Recovering from COVID – Federal Response Funding

Article | 05.06.2021

The COVID-19 pandemic posed unprecedented challenges for school districts. Challenges not considered eighteen months ago.

In response, the federal and state governments have marshaled resources to aid those most impacted by the pandemic. Federal aid for schools began with the Coronavirus Aid, Relief, and Economic Security (CARES) Act passed last March. The CARES Act provided $13.2 billion in assistance for K-12 education.

Congress followed with two additional stimulus programs. The Coronavirus Response and Relief Supplemental Appropriations Act (CRRSAA) in December 2020 allocated $54 billion for education. The American Rescue Plan (ARP), passed in March, provides an additional $122 billion in assistance.

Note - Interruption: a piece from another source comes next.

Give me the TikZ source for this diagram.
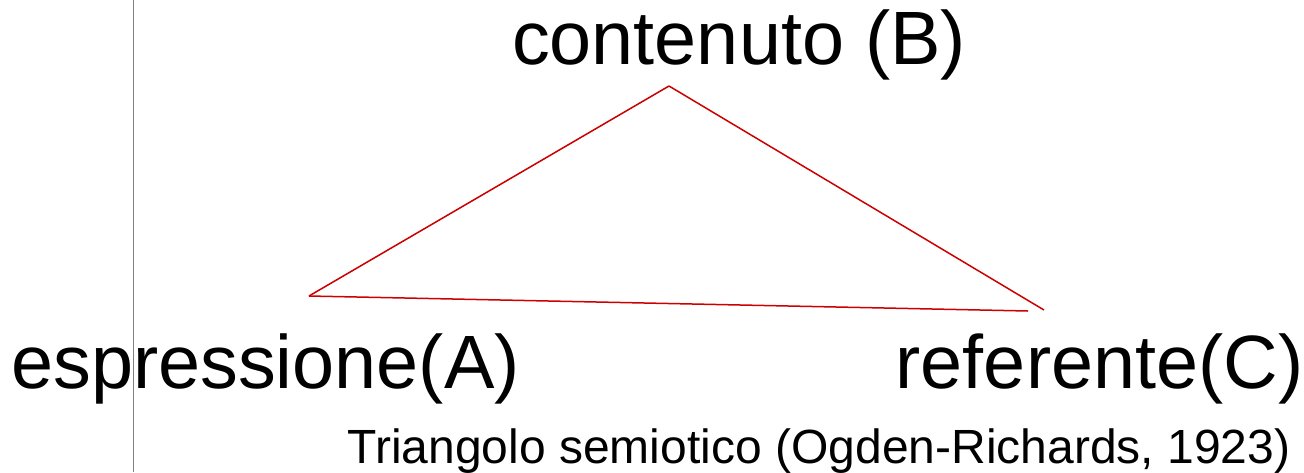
\documentclass[tikz,border=0pt]{standalone}
\usepackage{fontspec}
\setmainfont{Liberation Sans}
\begin{document}
\begin{tikzpicture}[x=1pt,y=-1pt,
  bigtxt/.style={inner sep=0pt,anchor=base,font=\fontsize{75.6}{86}\selectfont},
  captxt/.style={inner sep=0pt,anchor=base,font=\fontsize{48}{56}\selectfont},
  edge/.style={draw={rgb,255:red,204;green,0;blue,0},line width=1.5pt},
  rule/.style={draw={rgb,255:red,128;green,128;blue,128},line width=1pt}]
\useasboundingbox (0,0) rectangle (1304,472);
\coordinate (rtop) at (133,0);
\coordinate (rbot) at (133,472);
\draw[rule] (rtop) -- (rbot);
\node[bigtxt] (B) at (739,64) {contenuto (B)};
\node[bigtxt] (A) at (265.5,388) {espressione(A)};
\node[bigtxt] (C) at (1099.5,388) {referente(C)};
\node[captxt] (cap) at (819,463) {Triangolo semiotico (Ogden-Richards, 1923)};
\coordinate (vtop) at (669,86);
\coordinate (vleft) at (309,296);
\coordinate (vright) at (1044,310);
\coordinate (vbot) at (1028,311);
\draw[edge] (vtop) -- (vleft);
\draw[edge] (vleft) -- (vbot);
\draw[edge] (vtop) -- (vright);
\end{tikzpicture}
\end{document}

Each act allocates assistance through the Elementary and Secondary School Emergency Relief (ESSER) Fund. Known respectively as ESSER I, II, and III, there are allowable and unallowable expenses. Districts should contact and coordinate with the Michigan Department of Education for specific actions, requirements, and allowable expenses, which include, among others:

  • Maintaining operations, services, and staff employment
  • Providing districts and principals to address school needs on an individual basis
  • Repairing school facilities, especially ventilation systems, to improve air quality and reduce the spread of Covid
  • Coordination of preparedness and response efforts to COVID-19
  • Providing principals and other school leaders with resources to address individual school needs
  • Activities to address the unique needs of low-income children, children with disabilities, English learners, racial and ethnic minorities, students experiencing homelessness, and foster care youth
  • Training and professional development for district staff on sanitation and minimizing the spread of infectious disease
  • Purchasing supplies to sanitize and clean district facilities
  • Planning for and coordinating during long-term closures
  • Purchasing educational technology, including hardware, software, and connectivity
  • Providing mental health services and supports
  • Planning and implementing summer learning and supplemental afterschool programs

There are multiple allowable uses that districts can employ to meet COVID-related needs. The U.S. Department of Education (DOE) is currently seeking input from students, educators, school board members, and others for strategies to spend much of the ESSER III dollars DOE seeks information regarding reopening schools safely, assessing the pandemic impact on students, addressing learning loss, and possible teacher shortages and professional development.

DOE guides current actions for safely reopening schools and meeting the needs of all students through these publications, respectively - and ESSER funds could be used for the implementation of those actions.

An essential requirement of all ESSER funding is that the use of federal dollars must meet the “maintenance of effort” requirement. That requirement ensures that the money expands educational opportunities and does not replace state and local dollars.

ESSER funding offers an opportunity to recover from some of the effects of the pandemic. It allows districts to move forward to improve operations, procedures, and the physical teaching and learning environment.